Chapter 11, Problem 3SP

A Carnot engine operating in reverse as a heat pump moves heat from a cold reservoir at 7°C to a warmer one at 22°C.

a.    What is the efficiency of a Carnot engine operating between these two temperatures?

b.    If the Carnot heat pump releases 250 J of heat into the higher-temperature reservoir in each cycle, how much work must be provided in each cycle ?

c.    How much heat is removed from the 7°C reservoir in each cycle?

d.    The performance of a refrigerator or heat pump is described by a “coefficient of performance” defined as K = Q_c/W. What is the coefficient of performance for our Carnot heat pump?

e.    Are the temperatures used in this example appropriate to the application of a heat pump for home heating? Explain.

To determine

The efficiency of the Carnot engine.

Answer to Problem 3SP

The efficiency of the Carnot engine is $5.1\%$.

Explanation of Solution

Given info:

Temperature of hot reservoir is $22°\text{C}$ and temperature of cold reservoir is $7°\text{C}$.

Write an expression to calculate the efficiency.

$\eta =1-\frac{T_C}{T_H}$

Here,

$\eta$ is the efficiency of the Carnot engine

$T_C$ is the temperature of cold reservoir

$T_H$ is the temperature of hot reservoir

Substitute $7°\text{C}$ for $T_C$ and $22°\text{C}$ for $T_H$ to find $\eta$.

$\begin{array}{c}\eta =1-\frac{\left(7+273\right)\text{K}}{\left(22+273\right)\text{K}}\\ =0.051\\ =\left(0.051\right)\left(100\%\right)\\ =5.1\%\end{array}$

Thus, the efficiency of the Carnot engine is $5.1\%$.

Conclusion:

The efficiency of the Carnot engine is $5.1\%$.

To determine

The work provided in each cycle.

Answer to Problem 3SP

The work provided in each cycle is $12.75\text{J}$.

Explanation of Solution

Given info:

Heat released to hot reservoir is $250\text{J}$.

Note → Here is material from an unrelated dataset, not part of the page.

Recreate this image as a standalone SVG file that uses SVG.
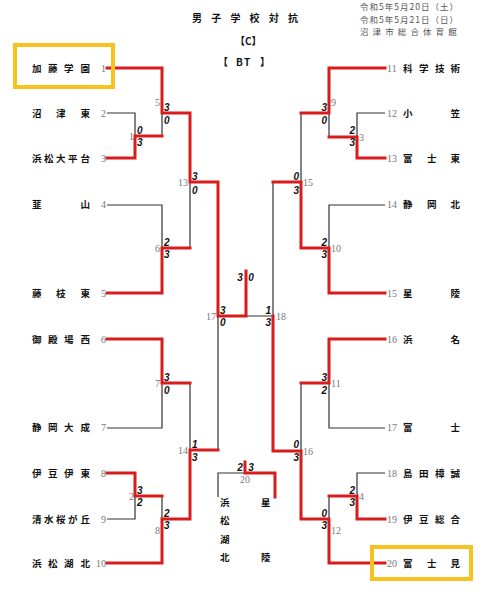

Write an expression for work provided in each cycle.

$W=\eta Q_H$

Here,

$Q_H$ is the heat released to hot reservoir.

$W$ is the work done.

Substitute $0.051$ for $\eta$ and $250\text{J}$ for $Q_H$ to find $W$.

$\begin{array}{c}W=\left(0.051\right)\left(250\text{J}\right)\\ =12.75\text{J}\end{array}$

Thus, work provided in each cycle is $12.75\text{J}$.

Conclusion:

The work provided in each cycle is $12.75\text{J}$.

To determine

The heat released from cold reservoir.

Answer to Problem 3SP

The heat released from cold reservoir is $237.25\text{J}$.

Explanation of Solution

Write an expression for heat released from cold reservoir.

$Q_C=Q_H-W$

Here,

$Q_C$ is the heat released from cold reservoir

Substitute $250\text{J}$ for $Q_H$ and $12.75\text{J}$ for $W$ to find $Q_C$.

$\begin{array}{c}{Q}_C=250\text{J}-12.75\text{J}\\ =237.25\text{J}\end{array}$

Thus, the heat released from cold reservoir is $237.25\text{J}$.

Conclusion:

The heat released from cold reservoir is $237.25\text{J}$.

To determine

The coefficient of performance of the heat pump.

Answer to Problem 3SP

The coefficient of performance of the heat pump is $18.6$.

Explanation of Solution

Write an expression for coefficient of performance of the heat pump.

$K=\frac{Q_C}{W}$

Here,

$K$ is the coefficient of performance of the heat pump

Substitute $237.25\text{J}$ for $Q_C$ and $12.75\text{J}$ for $W$ to find $K$.

$\begin{array}{c}K=\frac{237.25\text{J}}{12.75\text{J}}\\ =18.6\end{array}$

Thus, the coefficient of performance of the heat pump is $18.6$.

Conclusion:

The coefficient of performance of the heat pump is $18.6$.

To determine

The possibility of application of the heat pump for home heating.

Answer to Problem 3SP

Yes, the heat pump can be used for home heating.

Explanation of Solution

For home heating only moderate energy range is required. That will be sufficient to increase the temperature of home slightly. Here for working of the pump, only moderate range of energy is required.

Since the energy required is moderate, the energy provided by the heat pump will be adequate. The energy release will be less compared to the energy required to run the heat pump.

Conclusion:

Yes, the heat pump can be used for home heating.